The actuarial pricing of performance bonuses raises some intriguing issues. Some schools probably work on the assumption that they are almost certain to go to a bowl game, and wouldn't even offer a contingent bonus. Effectively, it would be priced into the salary.
While a few elite programs expect to go to bowl games on a regular basis, the likelihood for most of the 117 Division I football programs is fairly low. Consequently, the risk associated with any payoff is fairly high. The contract will either pay the total amount, or zero.
As is the case with other insurance contracts, a company cannot justify writing a single contract. A company wants to write a number of contracts with little correlation between the contracts. The law of large numbers will operate, and while the total risk will grow as contracts are added, the risk grows at an ever-slower rate. With a sufficient number of contracts, the risk margin required for each one can be modest.

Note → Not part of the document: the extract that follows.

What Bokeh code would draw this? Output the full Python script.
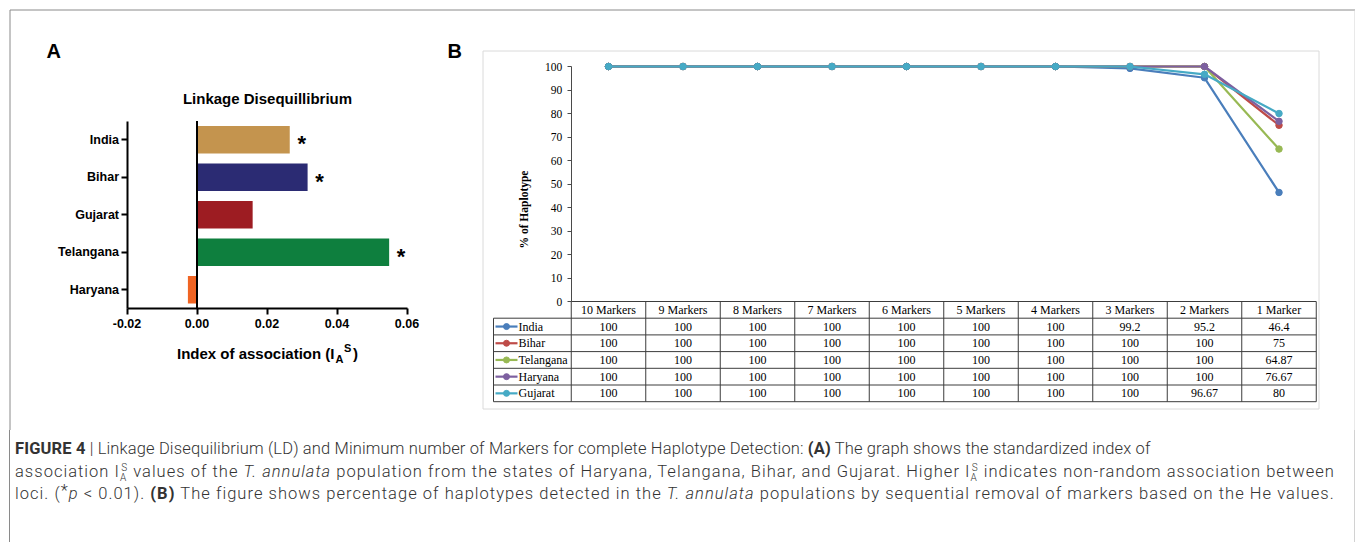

However, these performance contracts have a potentially interesting feature. The number of teams that will go to a bowl game is fixed. One team managing to win a few extra games and go to a bowl invariably means another team will be crowded out. If a company could write such a contract for every single Division I school, it would know precisely how many contracts will have a claim. The aggregate risk actually drops to zero, even though each individual contract has substantial risk.
In practice, the ideal cannot be met. Not all schools will offer performance bonuses, the terms may differ, and the amounts are likely to differ. This probably turns out to be a benefit. While each contract contains risk transfer, if someone could literally write a contract on every school, someone might step in and argue that the set of contracts, taken as a whole, do not constitute risk transfer. Alternatively, some organization other than an insurance company might decide to offer such a product. So it may be good news that the best achievable market penetration would still have underwriting risk.

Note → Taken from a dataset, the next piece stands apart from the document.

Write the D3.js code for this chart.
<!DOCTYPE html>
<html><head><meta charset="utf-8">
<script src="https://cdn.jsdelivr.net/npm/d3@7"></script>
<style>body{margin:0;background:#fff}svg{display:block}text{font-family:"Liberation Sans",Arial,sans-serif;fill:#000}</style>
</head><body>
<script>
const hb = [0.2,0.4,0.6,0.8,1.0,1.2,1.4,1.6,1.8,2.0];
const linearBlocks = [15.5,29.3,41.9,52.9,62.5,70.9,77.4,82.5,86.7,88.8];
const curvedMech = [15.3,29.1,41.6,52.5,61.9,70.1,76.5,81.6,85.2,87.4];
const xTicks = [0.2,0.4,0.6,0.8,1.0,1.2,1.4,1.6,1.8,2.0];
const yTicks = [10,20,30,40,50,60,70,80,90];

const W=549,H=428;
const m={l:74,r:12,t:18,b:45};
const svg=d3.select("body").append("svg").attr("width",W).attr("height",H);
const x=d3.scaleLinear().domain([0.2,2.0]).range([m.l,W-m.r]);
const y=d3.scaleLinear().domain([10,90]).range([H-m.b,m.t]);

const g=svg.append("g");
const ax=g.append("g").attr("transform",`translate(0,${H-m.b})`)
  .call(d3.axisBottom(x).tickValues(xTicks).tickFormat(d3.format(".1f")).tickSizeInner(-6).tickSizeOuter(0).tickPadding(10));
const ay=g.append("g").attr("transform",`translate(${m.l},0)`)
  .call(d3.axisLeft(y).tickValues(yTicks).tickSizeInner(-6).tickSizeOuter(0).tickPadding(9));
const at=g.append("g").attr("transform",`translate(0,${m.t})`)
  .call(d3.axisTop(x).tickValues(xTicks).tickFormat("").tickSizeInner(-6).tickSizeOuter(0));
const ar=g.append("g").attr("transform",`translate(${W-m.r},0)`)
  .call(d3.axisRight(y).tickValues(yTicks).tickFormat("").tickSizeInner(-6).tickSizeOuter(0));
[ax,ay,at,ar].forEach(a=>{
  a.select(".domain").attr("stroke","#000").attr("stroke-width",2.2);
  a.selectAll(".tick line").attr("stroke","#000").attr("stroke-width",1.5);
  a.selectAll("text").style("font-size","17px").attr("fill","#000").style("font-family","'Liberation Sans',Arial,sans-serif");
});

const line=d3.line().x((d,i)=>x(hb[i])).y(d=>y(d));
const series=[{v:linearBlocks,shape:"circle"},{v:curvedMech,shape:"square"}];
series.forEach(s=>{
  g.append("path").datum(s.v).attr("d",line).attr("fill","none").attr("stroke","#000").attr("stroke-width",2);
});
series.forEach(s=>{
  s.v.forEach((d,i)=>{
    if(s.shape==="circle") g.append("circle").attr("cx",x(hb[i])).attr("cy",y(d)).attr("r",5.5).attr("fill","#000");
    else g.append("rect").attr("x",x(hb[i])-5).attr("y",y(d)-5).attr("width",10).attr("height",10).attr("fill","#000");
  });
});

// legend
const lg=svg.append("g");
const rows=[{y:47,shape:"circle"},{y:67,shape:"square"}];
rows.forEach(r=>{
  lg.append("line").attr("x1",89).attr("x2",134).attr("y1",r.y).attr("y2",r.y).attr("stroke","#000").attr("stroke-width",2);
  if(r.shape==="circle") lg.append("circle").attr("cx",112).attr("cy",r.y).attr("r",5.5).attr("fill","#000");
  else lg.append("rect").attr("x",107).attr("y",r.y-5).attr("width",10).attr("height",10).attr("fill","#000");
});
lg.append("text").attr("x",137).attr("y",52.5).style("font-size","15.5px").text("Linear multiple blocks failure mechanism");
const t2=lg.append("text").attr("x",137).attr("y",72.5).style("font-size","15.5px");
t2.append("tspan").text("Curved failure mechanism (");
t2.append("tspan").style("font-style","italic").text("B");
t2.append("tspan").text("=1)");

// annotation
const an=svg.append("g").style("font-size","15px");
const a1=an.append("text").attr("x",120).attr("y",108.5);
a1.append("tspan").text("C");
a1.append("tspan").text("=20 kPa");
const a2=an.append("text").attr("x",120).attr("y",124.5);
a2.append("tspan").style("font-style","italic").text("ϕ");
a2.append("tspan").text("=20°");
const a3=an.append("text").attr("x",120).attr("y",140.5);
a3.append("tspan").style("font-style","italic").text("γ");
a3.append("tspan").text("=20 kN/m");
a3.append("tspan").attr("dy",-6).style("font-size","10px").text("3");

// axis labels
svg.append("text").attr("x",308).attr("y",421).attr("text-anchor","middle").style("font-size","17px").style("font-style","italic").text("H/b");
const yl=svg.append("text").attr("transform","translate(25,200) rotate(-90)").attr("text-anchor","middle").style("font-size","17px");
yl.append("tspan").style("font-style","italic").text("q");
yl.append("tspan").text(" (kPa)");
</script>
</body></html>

Another interesting attribute is the perceived chance of loss as compared to the true chance of loss. For many coverages, such as auto liability, the policyholder believes he or she is less likely to have a claim than is actually the case. The price seems high, based upon this unrealistic belief of a low frequency of loss. Sports fans, on the other hand, are more apt to overestimate their chances of winning. Last year's winners expect to repeat. Last year's losers assume that it was an off-year, and this year will be better. While few Maryland fans "expected" that Maryland would make it into a bowl, most probably would peg their odds at better than the 20-1 (or worse) implied by the premium. The head of an athletic department waxing eloquently about the next year's prospects will have to at least feel guilty to complain about the price of the contract.
At the extreme, this is an example of a zero-sum game, where there is still risk at the individual participant level. Sports offers the clearest examples where contingent bonuses for achieving playoffs have the desired attributes: risk at the individual contract level, but little risk when aggregated. Contests for scientific breakthroughs could be structured this way. There may be other examples, or perhaps a clever insurance company could create situations, in which contracts could be structured with risk at the contract level, but minimal risk in aggregate.